◆ Brief ◆
Starting with the first line of the listing, quote each line exactly until and including the one with "import matplotlib.pyplot as plt", leaving pictures out.

◆ Source material ◆

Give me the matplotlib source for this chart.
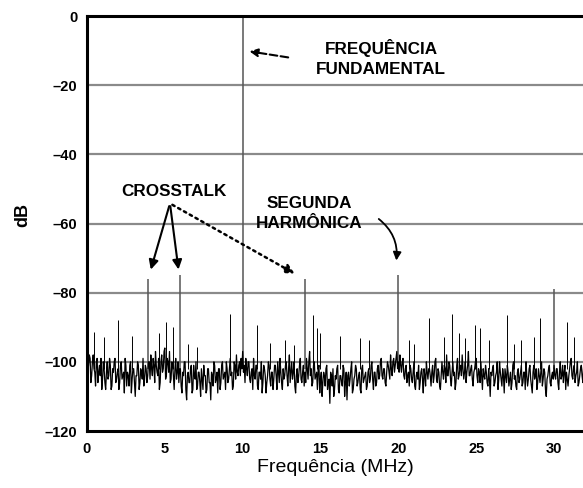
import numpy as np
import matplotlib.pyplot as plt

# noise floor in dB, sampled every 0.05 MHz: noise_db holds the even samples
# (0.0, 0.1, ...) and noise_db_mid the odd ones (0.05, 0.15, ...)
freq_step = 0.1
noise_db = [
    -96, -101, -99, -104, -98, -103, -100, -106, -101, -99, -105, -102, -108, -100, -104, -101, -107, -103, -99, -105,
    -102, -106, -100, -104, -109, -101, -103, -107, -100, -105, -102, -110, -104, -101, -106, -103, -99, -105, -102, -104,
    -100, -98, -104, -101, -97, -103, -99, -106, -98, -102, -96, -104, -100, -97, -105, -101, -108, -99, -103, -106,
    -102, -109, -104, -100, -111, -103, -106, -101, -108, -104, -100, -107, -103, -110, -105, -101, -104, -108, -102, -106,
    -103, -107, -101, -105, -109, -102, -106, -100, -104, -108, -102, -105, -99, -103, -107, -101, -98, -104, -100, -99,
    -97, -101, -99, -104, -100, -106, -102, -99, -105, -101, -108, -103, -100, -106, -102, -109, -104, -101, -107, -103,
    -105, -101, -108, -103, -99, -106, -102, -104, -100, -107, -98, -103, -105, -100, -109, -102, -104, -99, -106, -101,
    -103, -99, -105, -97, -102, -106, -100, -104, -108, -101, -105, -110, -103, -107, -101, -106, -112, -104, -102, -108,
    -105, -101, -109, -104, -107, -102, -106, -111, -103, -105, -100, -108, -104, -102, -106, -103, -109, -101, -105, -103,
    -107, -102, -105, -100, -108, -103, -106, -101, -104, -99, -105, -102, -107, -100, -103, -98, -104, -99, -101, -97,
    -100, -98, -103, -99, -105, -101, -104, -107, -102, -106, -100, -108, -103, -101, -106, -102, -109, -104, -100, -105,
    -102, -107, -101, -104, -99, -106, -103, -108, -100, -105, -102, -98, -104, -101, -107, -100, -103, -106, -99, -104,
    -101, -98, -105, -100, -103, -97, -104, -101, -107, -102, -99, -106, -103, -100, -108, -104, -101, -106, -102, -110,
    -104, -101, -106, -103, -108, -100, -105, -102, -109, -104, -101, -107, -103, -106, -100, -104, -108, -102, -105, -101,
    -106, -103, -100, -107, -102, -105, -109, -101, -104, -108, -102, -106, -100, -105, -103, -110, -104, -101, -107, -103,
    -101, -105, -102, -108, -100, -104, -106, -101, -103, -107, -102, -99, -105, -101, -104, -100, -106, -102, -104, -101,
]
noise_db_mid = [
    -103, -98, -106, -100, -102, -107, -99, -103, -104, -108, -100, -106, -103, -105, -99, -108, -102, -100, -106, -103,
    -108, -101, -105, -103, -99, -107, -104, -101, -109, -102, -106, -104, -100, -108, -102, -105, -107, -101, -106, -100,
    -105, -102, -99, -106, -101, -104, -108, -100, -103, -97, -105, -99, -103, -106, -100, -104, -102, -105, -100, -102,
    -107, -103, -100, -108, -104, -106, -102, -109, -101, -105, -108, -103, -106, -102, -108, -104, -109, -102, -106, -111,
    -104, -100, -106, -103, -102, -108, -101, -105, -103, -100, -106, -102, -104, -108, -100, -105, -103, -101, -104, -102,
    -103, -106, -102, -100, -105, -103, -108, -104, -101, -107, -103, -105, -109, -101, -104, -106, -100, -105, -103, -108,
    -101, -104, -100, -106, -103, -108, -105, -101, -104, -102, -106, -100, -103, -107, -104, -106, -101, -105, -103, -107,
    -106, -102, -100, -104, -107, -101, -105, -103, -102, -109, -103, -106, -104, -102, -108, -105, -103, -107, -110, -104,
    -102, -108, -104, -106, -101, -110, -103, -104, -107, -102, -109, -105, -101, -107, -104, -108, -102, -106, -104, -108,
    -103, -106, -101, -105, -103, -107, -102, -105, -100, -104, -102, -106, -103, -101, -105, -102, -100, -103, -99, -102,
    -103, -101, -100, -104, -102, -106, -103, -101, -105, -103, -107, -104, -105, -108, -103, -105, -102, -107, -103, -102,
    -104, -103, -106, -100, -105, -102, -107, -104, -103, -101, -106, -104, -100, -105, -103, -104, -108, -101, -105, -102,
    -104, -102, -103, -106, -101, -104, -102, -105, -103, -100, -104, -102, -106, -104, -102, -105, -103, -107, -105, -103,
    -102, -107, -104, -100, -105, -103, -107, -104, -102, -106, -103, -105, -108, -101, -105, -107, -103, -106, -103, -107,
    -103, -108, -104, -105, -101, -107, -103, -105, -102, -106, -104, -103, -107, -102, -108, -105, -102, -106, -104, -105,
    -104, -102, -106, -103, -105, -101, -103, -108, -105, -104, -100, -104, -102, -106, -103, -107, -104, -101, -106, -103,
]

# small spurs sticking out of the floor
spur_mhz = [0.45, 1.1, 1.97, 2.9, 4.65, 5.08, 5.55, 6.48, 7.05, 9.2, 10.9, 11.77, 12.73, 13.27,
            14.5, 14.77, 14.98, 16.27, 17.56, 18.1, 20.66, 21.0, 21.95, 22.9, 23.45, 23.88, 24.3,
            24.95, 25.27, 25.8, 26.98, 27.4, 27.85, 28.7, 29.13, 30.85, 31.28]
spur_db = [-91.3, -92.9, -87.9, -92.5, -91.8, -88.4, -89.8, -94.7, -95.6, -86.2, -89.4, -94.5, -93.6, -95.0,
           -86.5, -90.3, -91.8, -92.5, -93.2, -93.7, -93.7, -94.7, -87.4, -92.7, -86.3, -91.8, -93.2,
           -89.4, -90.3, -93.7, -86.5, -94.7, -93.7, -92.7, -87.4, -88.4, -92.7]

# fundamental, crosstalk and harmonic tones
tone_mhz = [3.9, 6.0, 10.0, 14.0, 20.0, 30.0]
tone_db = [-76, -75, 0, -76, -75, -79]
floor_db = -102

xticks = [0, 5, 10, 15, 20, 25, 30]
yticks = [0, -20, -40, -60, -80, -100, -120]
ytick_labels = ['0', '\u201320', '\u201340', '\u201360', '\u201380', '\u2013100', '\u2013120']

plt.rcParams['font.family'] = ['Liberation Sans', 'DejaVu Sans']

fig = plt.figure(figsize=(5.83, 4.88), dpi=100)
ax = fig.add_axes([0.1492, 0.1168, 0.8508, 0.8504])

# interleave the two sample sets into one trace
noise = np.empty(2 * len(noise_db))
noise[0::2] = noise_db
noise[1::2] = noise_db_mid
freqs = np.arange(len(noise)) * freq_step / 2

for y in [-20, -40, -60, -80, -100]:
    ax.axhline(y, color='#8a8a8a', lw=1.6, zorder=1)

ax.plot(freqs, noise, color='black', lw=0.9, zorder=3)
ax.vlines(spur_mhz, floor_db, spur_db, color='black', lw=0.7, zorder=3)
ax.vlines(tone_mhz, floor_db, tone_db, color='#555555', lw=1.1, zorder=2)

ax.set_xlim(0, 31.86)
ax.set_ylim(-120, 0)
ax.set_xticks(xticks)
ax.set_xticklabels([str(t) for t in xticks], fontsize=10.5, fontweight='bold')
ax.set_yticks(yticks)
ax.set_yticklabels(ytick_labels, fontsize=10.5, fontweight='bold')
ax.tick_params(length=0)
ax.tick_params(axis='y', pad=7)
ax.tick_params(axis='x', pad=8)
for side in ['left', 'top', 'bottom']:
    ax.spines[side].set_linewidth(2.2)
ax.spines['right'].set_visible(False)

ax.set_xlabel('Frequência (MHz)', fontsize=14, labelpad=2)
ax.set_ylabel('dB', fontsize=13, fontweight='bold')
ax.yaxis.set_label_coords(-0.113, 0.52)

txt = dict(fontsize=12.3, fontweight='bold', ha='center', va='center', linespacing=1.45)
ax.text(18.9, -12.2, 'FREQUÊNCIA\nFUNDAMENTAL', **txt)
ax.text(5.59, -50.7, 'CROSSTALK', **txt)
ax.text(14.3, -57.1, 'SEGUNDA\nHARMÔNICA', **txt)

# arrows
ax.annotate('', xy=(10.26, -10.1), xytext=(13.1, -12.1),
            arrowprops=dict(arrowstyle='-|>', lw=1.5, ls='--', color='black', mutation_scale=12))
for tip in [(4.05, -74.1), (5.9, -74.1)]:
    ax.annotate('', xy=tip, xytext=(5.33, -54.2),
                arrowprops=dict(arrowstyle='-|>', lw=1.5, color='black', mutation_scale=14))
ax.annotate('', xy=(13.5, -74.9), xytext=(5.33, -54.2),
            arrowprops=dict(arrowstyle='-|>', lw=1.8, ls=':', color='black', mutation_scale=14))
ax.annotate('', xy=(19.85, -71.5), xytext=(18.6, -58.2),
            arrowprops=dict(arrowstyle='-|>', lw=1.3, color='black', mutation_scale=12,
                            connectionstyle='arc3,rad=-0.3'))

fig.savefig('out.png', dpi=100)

◆ Solution to this problem ◆
Give me the matplotlib source for this chart.
import numpy as np
import matplotlib.pyplot as plt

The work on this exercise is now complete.